Using the records below, locate all lines containing "this" and return them.

PROVIDED MATERIAL start

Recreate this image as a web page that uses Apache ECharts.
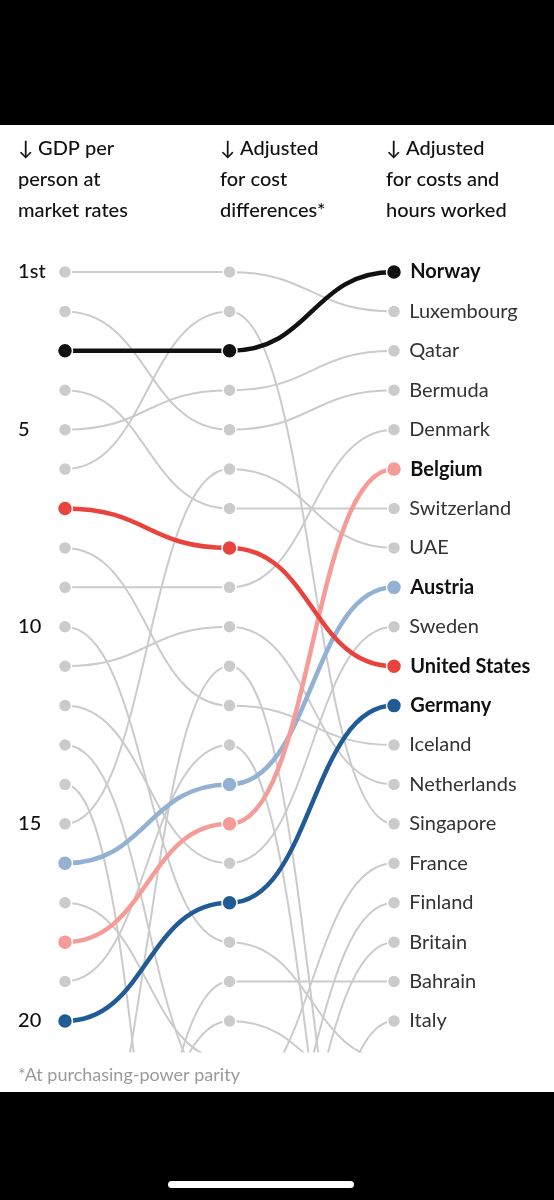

PROVIDED MATERIAL end
PROVIDED MATERIAL start

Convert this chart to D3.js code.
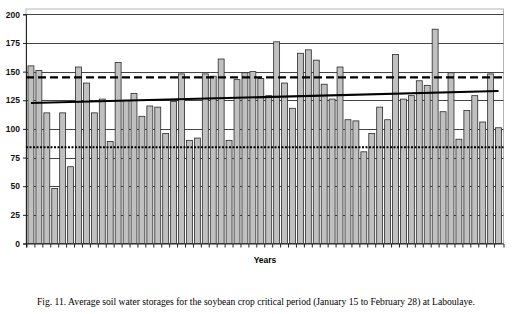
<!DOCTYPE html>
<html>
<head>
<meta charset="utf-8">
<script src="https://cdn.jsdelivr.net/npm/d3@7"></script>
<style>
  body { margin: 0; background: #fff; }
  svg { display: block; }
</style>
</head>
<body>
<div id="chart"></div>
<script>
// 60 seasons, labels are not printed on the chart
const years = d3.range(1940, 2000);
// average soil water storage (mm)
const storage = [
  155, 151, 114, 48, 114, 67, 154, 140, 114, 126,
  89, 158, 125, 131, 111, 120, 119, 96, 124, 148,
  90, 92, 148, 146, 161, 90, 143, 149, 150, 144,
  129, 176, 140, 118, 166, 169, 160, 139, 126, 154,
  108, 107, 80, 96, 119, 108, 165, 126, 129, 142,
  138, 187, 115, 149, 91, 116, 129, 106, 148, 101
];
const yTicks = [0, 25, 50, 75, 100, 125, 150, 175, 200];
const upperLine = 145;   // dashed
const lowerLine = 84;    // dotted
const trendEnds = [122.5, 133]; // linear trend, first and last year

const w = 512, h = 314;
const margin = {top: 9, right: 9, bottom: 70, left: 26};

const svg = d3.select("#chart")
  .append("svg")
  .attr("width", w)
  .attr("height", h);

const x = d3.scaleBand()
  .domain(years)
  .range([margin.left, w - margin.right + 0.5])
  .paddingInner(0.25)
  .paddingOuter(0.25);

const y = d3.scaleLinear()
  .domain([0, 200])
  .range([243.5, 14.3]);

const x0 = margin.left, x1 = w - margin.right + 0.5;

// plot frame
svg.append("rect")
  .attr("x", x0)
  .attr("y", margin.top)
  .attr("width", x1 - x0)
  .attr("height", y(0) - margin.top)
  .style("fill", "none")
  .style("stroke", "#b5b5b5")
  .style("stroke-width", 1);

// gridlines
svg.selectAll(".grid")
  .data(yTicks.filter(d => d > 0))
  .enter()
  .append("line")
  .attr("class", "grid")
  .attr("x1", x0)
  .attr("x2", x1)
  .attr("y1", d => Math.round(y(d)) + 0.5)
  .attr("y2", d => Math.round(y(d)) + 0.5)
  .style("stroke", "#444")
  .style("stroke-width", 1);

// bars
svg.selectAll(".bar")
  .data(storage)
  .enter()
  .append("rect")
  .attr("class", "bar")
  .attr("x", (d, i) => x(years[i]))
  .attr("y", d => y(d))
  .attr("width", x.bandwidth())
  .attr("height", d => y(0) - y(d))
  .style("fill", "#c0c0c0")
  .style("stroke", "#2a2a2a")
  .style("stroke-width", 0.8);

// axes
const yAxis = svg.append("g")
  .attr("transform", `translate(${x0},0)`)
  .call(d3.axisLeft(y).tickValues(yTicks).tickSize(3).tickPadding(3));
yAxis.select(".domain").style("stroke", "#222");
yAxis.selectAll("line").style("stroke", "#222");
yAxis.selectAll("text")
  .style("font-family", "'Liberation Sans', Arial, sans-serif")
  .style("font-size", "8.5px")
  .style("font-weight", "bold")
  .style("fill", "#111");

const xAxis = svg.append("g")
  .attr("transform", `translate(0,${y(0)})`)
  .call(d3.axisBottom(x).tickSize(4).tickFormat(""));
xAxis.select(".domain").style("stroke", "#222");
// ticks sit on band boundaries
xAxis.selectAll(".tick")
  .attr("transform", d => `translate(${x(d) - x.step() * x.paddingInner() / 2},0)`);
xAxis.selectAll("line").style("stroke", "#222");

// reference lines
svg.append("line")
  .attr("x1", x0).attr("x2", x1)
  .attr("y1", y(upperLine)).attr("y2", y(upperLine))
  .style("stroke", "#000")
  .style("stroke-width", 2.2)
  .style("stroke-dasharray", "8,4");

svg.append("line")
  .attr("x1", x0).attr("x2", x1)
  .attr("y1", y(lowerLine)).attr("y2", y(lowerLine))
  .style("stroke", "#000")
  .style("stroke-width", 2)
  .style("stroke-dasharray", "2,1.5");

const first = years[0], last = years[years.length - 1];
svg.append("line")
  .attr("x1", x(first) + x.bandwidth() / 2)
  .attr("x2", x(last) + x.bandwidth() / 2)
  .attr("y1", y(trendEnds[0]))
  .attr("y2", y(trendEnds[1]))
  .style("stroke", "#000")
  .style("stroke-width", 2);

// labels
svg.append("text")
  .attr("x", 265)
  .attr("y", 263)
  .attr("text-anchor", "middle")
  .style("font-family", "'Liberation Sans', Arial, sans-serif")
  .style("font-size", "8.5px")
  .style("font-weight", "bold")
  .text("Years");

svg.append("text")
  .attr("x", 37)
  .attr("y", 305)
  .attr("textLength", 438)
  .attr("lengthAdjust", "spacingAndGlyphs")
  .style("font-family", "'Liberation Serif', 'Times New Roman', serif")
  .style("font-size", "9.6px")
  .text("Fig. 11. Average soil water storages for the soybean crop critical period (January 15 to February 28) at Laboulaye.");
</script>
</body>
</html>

PROVIDED MATERIAL end

● **SOLVED PROBLEM**:
Recreate this image as a web page that uses Apache ECharts.
Convert this chart to D3.js code.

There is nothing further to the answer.